5) Faunasphere: When asked, the developers told me that the game was played by mostly females between 25-50 years of age. Yet, look at the graphics. It is a flash based cartoony game that allows you to control little animals that destroy pollution with beams of light. The more I play this game, the more I am surprised not only with how much they have achieved with Flash, but by how much the game asks you to do. The other day I was asked to go do (what I thought was) a routine mission, and found myself within a rainy instance fighting a giant monster! It was thrilling! The players of this game probably wouldn't consider this a "kids game" or an "adult" game, and I can see why. This is one of those unique games that floats between genres, play-styles and age ranges.
This blog was fired off by someones comment on one of my blogs. (I can't remember which one.) They said they were in their 40's, and talked about games with "annoying kids." That's strange, being that there is no way to tell someone's age in game, and that there are plenty of jerks from all age ranges. Still, attaching "kids game" to a title can be pretty harmful or can say the wrong thing about the game.
After all, I got news for all of us over 20-something: we are adults. Complaining about kids in an MMO is like complaining about kids at Disney World. Gaming, while not restricted to "young people" only, is something that children do. If your hobby (as mine is) is gaming, then you need to consider it the same kind of hobby as collecting beanie babies, playing dolls or having dirt clod fights. There is nothing "adult" about gaming, minus material that is not suitable for children.

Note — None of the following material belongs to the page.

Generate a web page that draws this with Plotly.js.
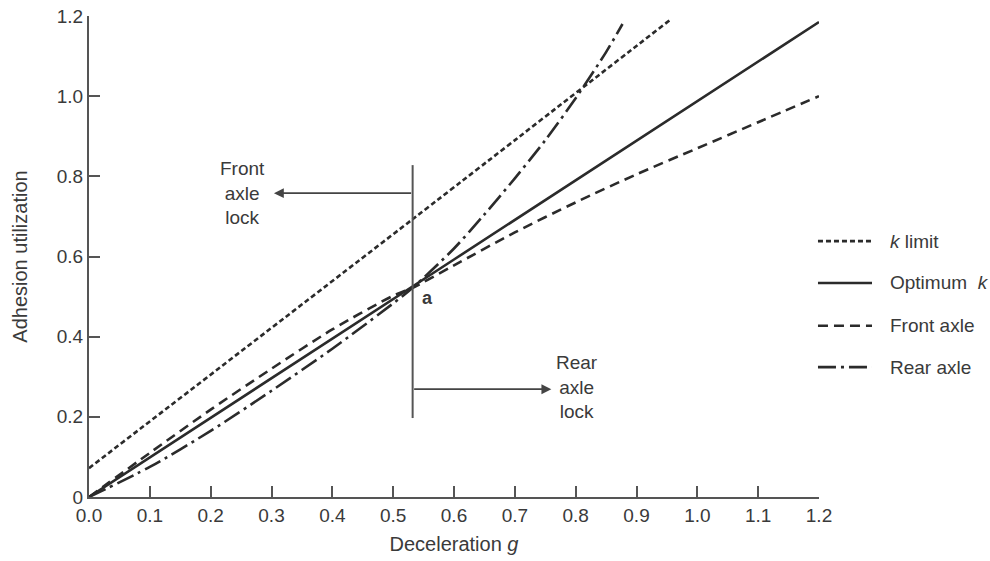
<!DOCTYPE html>
<html>
<head>
<meta charset="utf-8">
<script src="https://cdn.plot.ly/plotly-3.0.1.min.js"></script>
<style>html,body{margin:0;padding:0;background:#fff;}#chart{width:990px;height:561px;}</style>
</head>
<body>
<div id="chart"></div>
<script>
// ---- data ----
const kLimitX = [0.0, 0.532, 0.955];
const kLimitY = [0.072, 0.693, 1.19];

const optimumX = [0.0, 0.6, 1.2];
const optimumY = [0.0, 0.5925, 1.185];

const frontX = [0.0, 0.1, 0.2, 0.3, 0.4, 0.5, 0.532, 0.6, 0.7, 0.8, 0.9, 1.0, 1.1, 1.2];
const frontY = [0.0, 0.11, 0.218, 0.32, 0.418, 0.502, 0.522, 0.578, 0.66, 0.735, 0.805, 0.87, 0.935, 1.0];

const rearX = [0.0, 0.1, 0.2, 0.3, 0.4, 0.5, 0.532, 0.6, 0.65, 0.7, 0.75, 0.8, 0.85, 0.877];
const rearY = [0.0, 0.075, 0.165, 0.265, 0.37, 0.483, 0.522, 0.62, 0.705, 0.795, 0.89, 0.995, 1.11, 1.18];

const xTickVals = [0, 0.1, 0.2, 0.3, 0.4, 0.5, 0.6, 0.7, 0.8, 0.9, 1.0, 1.1, 1.2];
const xTickText = ["0.0","0.1","0.2","0.3","0.4","0.5","0.6","0.7","0.8","0.9","1.0","1.1","1.2"];
const yTickVals = [0, 0.2, 0.4, 0.6, 0.8, 1.0, 1.2];
const yTickText = ["0","0.2","0.4","0.6","0.8","1.0","1.2"];

const seriesNames = ["<i>k</i> limit", "Optimum  <i>k</i>", "Front axle", "Rear axle"];

// ---- styling ----
const FONT = "Liberation Sans, Arial, Helvetica, sans-serif";
const TXT = "#3a3a3a";
const LINE = "#2b2b2b";
const dashes = ["5px,3px", "solid", "10px,6px", "18px,5px,3px,5px"];

const xs = [kLimitX, optimumX, frontX, rearX];
const ys = [kLimitY, optimumY, frontY, rearY];

const traces = xs.map((x, i) => ({
  type: "scatter", mode: "lines", x: x, y: ys[i], name: seriesNames[i],
  line: {color: LINE, width: 2.6, dash: dashes[i], shape: "spline", smoothing: 0.8},
  cliponaxis: false, showlegend: false, hoverinfo: "skip"
}));

// annotation geometry (point a and axle-lock guides)
const lockX = 0.532;
const shapes = [
  {type: "line", xref: "x", yref: "y", x0: lockX, x1: lockX, y0: 0.197, y1: 0.828,
   line: {color: "#555", width: 2}}
];

// legend drawn beside the plot
const legRowsY = [0.532, 0.445, 0.356, 0.270];
legRowsY.forEach((py, i) => {
  shapes.push({type: "line", xref: "paper", yref: "paper", x0: 0.9986, x1: 1.0726, y0: py, y1: py,
    line: {color: LINE, width: 2.6, dash: dashes[i]}});
});

const annotations = [
  {x: 0.304, y: 0.758, ax: lockX, ay: 0.758, xref: "x", yref: "y", axref: "x", ayref: "y",
   text: "", showarrow: true, arrowhead: 2, arrowsize: 1.1, arrowwidth: 1.8, arrowcolor: "#444"},
  {x: 0.76, y: 0.269, ax: lockX, ay: 0.269, xref: "x", yref: "y", axref: "x", ayref: "y",
   text: "", showarrow: true, arrowhead: 2, arrowsize: 1.1, arrowwidth: 1.8, arrowcolor: "#444"},
  {x: 0.253, y: 0.758, xref: "x", yref: "y", text: "Front<br>axle<br>lock", showarrow: false,
   font: {family: FONT, size: 19, color: TXT}, align: "center"},
  {x: 0.803, y: 0.275, xref: "x", yref: "y", text: "Rear<br>axle<br>lock", showarrow: false,
   font: {family: FONT, size: 19, color: TXT}, align: "center"},
  {x: 0.556, y: 0.497, xref: "x", yref: "y", text: "<b>a</b>", showarrow: false,
   font: {family: FONT, size: 18, color: TXT}}
];
legRowsY.forEach((py, i) => {
  annotations.push({x: 1.0945, y: py, xref: "paper", yref: "paper", xanchor: "left", yanchor: "middle",
    text: seriesNames[i], showarrow: false, font: {family: FONT, size: 19, color: TXT}});
});

const layout = {
  width: 990, height: 561,
  margin: {l: 89, r: 171, t: 16, b: 64},
  paper_bgcolor: "#fff", plot_bgcolor: "#fff",
  font: {family: FONT, size: 19, color: TXT},
  showlegend: false,
  xaxis: {
    range: [0, 1.2], tickvals: xTickVals, ticktext: xTickText,
    ticks: "inside", ticklen: 11, tickwidth: 2, tickcolor: "#555",
    showline: true, linecolor: "#555", linewidth: 2, showgrid: false, zeroline: false,
    tickfont: {family: FONT, size: 19, color: TXT},
    title: {text: "Deceleration <i>g</i>", font: {family: FONT, size: 20, color: TXT}, standoff: 12},
    automargin: false
  },
  yaxis: {
    range: [0, 1.2], tickvals: yTickVals, ticktext: yTickText,
    ticks: "inside", ticklen: 11, tickwidth: 2, tickcolor: "#555",
    showline: true, linecolor: "#555", linewidth: 2, showgrid: false, zeroline: false,
    tickfont: {family: FONT, size: 19, color: TXT},
    title: {text: "Adhesion utilization", font: {family: FONT, size: 20, color: TXT}, standoff: 24},
    automargin: false
  },
  shapes: shapes,
  annotations: annotations
};

Plotly.newPlot("chart", traces, layout, {displayModeBar: false, staticPlot: true});
</script>
</body>
</html>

This is not a bad thing, though. During my visit to Kingsisle, I got to see how glorious it really can be when adults have a little fun and be creative. Also, it is always nice to see adults not worrying so much about what genre their game might fit in. As adults, there is nothing funner than letting go of our adult worries and vices for an evening of playing house or playing adventurer. I would love to see all games weighed on the same level playing field, despite being considered for different age ranges.
Now, before anyone comments, I might be seeing these divisions more because I am deeply involved with many communities. I am sure that my vision might be a little clouded by what I read everyday. And I am not interested in these divisions simply because of some need to break them down. In fact, I am fine with calling certain games "kids games" and considering some games "adult games." I am interested in these divisions because many times the math doesn't add up, there is no one measure (besides adult content) that consistently shows if a game is "for kids" or not. Some of the most popular games in the world, casual games, are played by adults yet are nothing more the on-screen equivalent of a colorful, interactive mobile.
Taking "Where the Wild Things Are" as an example again, isn't it considered one of the most successful "childrens books" ever because of adults that still enjoy it and buy it for their children?